[What to work on] Only the lines from the top of the listing below to the line that has "serquigny_v = [100, 93.3, 84.5, 82, 77, 64, 55.5, 6.4]" should be echoed, with both ends kept and pictures left out.

[Given information]
* START *

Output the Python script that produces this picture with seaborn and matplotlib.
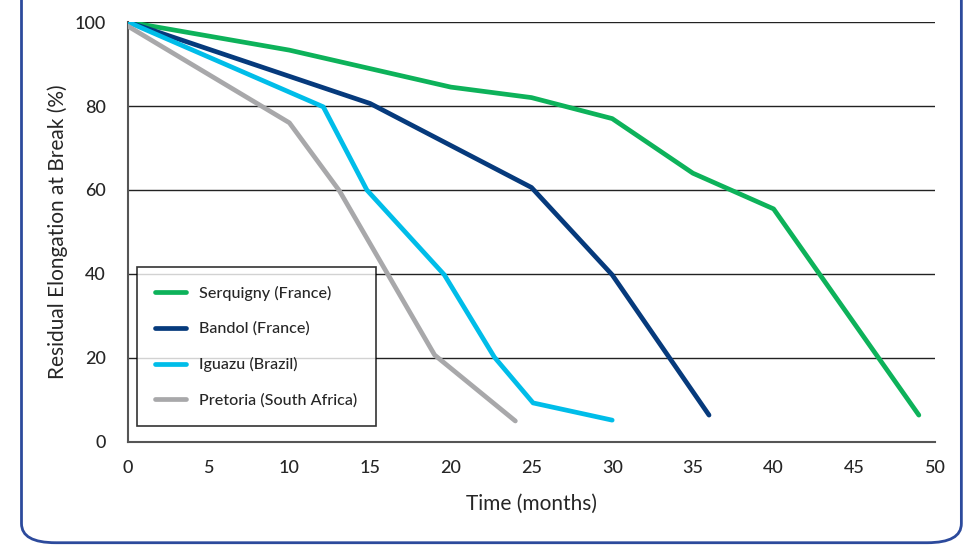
import pandas as pd
import matplotlib.pyplot as plt
import seaborn as sns
from matplotlib.patches import FancyBboxPatch

# Dados
sites = ["Serquigny (France)", "Bandol (France)", "Iguazu (Brazil)", "Pretoria (South Africa)"]

serquigny_t = [0, 10, 20, 25, 30, 35, 40, 49]
serquigny_v = [100, 93.3, 84.5, 82, 77, 64, 55.5, 6.4]

bandol_t = [0, 15, 25, 30, 36]
bandol_v = [100, 80.6, 60.6, 39.8, 6.4]

iguazu_t = [0, 12.1, 14.8, 19.6, 22.7, 25.1, 30]
iguazu_v = [100, 79.8, 60, 39.8, 20.2, 9.3, 5.2]

pretoria_t = [0, 10, 13.1, 19, 24]
pretoria_v = [99, 76, 59.8, 20.7, 5]

colors = ["#0db25a", "#063a7c", "#00bde9", "#a8a8aa"]

frames = []
for name, t, v in zip(sites,
                      [serquigny_t, bandol_t, iguazu_t, pretoria_t],
                      [serquigny_v, bandol_v, iguazu_v, pretoria_v]):
    frames.append(pd.DataFrame({"Time": t, "Value": v, "Site": name}))
df = pd.concat(frames, ignore_index=True)

sns.set_style("white")
plt.rcParams['font.family'] = ['Lato', 'DejaVu Sans']
plt.rcParams['font.weight'] = 'medium'

fig = plt.figure(figsize=(9.77, 5.46), dpi=100)
ax = fig.add_axes([0.131, 0.1905, 0.826, 0.7692])

sns.lineplot(data=df, x="Time", y="Value", hue="Site", hue_order=sites,
             palette=colors, sort=False, linewidth=3.4, ax=ax, zorder=3)

ax.set_xlim(0, 50)
ax.set_ylim(0, 100)
ax.set_xticks(range(0, 51, 5))
ax.set_yticks(range(0, 101, 20))
ax.grid(axis='y', color='#222222', linewidth=1.0)
ax.grid(axis='x', visible=False)
ax.tick_params(axis='x', direction='in', length=6, width=1, color='#333333',
               labelsize=13, pad=13)
ax.tick_params(axis='y', length=0, labelsize=13, pad=16)
for s in ['top', 'right']:
    ax.spines[s].set_visible(False)
for s in ['left', 'bottom']:
    ax.spines[s].set_color('#555555')
    ax.spines[s].set_linewidth(1.5)

ax.set_xlabel("Time (months)", fontsize=15, labelpad=13)
ax.set_ylabel("Residual Elongation at Break (%)", fontsize=15, labelpad=5)

leg = ax.legend(loc='lower left', bbox_to_anchor=(0.011, 0.038), borderaxespad=0,
                fontsize=11.6, frameon=True, fancybox=False, edgecolor='black',
                handlelength=1.9, labelspacing=1.3, borderpad=1.15,
                handletextpad=0.8)
leg.get_frame().set_linewidth(1.2)
leg.set_zorder(5)

# moldura arredondada
border = FancyBboxPatch((0.022, 0.006), 0.962, 1.2,
                        boxstyle="round,pad=0,rounding_size=0.035",
                        transform=fig.transFigure, fill=False,
                        edgecolor='#2c4a9c', linewidth=2, clip_on=False)
fig.patches.append(border)

fig.savefig("out.png", dpi=100)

* END *

[Solution for this problem]
Output the Python script that produces this picture with seaborn and matplotlib.
import pandas as pd
import matplotlib.pyplot as plt
import seaborn as sns
from matplotlib.patches import FancyBboxPatch

# Dados
sites = ["Serquigny (France)", "Bandol (France)", "Iguazu (Brazil)", "Pretoria (South Africa)"]

serquigny_t = [0, 10, 20, 25, 30, 35, 40, 49]
serquigny_v = [100, 93.3, 84.5, 82, 77, 64, 55.5, 6.4]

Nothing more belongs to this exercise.